Begin Dataset section
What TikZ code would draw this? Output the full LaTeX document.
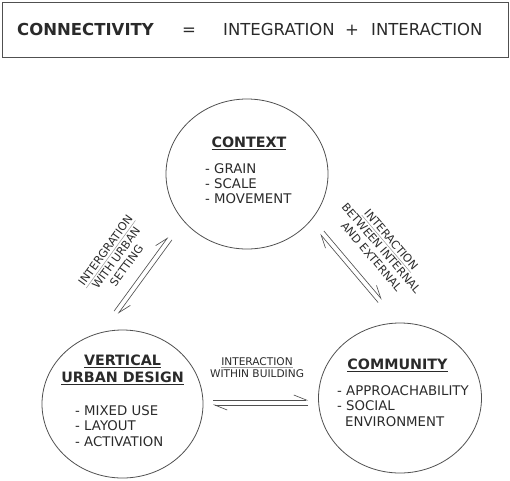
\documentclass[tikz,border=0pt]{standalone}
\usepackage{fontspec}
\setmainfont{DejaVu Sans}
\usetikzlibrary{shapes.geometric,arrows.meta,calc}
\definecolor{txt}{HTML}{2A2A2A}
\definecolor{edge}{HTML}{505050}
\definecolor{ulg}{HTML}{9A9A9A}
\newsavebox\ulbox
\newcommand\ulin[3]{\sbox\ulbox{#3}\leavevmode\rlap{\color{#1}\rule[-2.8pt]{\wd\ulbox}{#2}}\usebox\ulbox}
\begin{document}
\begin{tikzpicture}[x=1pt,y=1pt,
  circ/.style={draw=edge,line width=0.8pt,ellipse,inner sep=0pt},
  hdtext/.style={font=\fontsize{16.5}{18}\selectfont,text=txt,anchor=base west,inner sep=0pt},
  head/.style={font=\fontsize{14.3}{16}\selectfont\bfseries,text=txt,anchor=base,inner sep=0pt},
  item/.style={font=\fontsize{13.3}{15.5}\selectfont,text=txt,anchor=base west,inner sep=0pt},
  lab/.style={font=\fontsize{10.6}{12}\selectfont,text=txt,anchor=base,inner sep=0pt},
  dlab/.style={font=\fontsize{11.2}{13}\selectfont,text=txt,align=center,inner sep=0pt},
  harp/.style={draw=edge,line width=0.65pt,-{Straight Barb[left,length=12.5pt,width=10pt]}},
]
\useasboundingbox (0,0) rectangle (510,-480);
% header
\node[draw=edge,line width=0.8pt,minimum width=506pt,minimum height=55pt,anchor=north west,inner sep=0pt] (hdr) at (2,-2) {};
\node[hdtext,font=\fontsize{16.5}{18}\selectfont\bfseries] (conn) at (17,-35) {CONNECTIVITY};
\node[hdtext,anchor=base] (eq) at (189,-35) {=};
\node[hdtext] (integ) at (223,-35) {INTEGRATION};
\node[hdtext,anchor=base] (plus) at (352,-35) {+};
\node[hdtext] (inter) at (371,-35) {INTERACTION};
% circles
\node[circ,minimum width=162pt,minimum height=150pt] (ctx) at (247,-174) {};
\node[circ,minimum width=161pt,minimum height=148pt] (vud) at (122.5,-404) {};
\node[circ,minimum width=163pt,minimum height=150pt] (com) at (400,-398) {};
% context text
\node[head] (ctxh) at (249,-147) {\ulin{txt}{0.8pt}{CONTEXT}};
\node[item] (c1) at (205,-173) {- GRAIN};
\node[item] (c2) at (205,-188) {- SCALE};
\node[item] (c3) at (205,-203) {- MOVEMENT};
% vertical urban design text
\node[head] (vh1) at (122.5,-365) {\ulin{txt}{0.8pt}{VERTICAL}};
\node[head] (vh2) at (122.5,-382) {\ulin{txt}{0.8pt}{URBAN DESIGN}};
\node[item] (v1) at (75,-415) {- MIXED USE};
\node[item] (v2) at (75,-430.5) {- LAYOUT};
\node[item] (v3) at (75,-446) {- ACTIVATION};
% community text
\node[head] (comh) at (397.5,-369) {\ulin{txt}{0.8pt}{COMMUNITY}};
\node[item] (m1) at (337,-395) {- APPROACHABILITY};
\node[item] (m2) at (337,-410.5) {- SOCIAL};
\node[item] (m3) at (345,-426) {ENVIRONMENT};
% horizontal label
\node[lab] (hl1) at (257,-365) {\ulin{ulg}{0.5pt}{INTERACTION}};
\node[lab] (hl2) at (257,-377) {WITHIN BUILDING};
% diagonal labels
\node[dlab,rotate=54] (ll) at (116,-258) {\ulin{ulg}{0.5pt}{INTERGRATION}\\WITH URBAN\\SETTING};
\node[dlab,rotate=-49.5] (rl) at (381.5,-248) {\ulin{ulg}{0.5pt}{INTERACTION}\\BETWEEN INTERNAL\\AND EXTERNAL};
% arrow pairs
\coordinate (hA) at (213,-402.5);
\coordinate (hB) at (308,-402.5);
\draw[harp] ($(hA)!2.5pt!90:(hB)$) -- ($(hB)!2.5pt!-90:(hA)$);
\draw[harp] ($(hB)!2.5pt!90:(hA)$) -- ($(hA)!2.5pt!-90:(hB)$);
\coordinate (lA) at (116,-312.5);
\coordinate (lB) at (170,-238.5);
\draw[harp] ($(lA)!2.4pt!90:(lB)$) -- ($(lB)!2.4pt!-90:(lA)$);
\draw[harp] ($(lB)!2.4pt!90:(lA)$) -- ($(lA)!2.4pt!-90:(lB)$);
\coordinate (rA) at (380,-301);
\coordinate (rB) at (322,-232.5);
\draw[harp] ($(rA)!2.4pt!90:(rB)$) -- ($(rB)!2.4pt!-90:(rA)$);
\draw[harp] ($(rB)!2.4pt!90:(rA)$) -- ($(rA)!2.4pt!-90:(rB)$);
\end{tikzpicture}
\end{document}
End Dataset section
** Stated problem **
Work out how many lines of the material above contain the word "draw", then give only that figure.

** Task solution **
10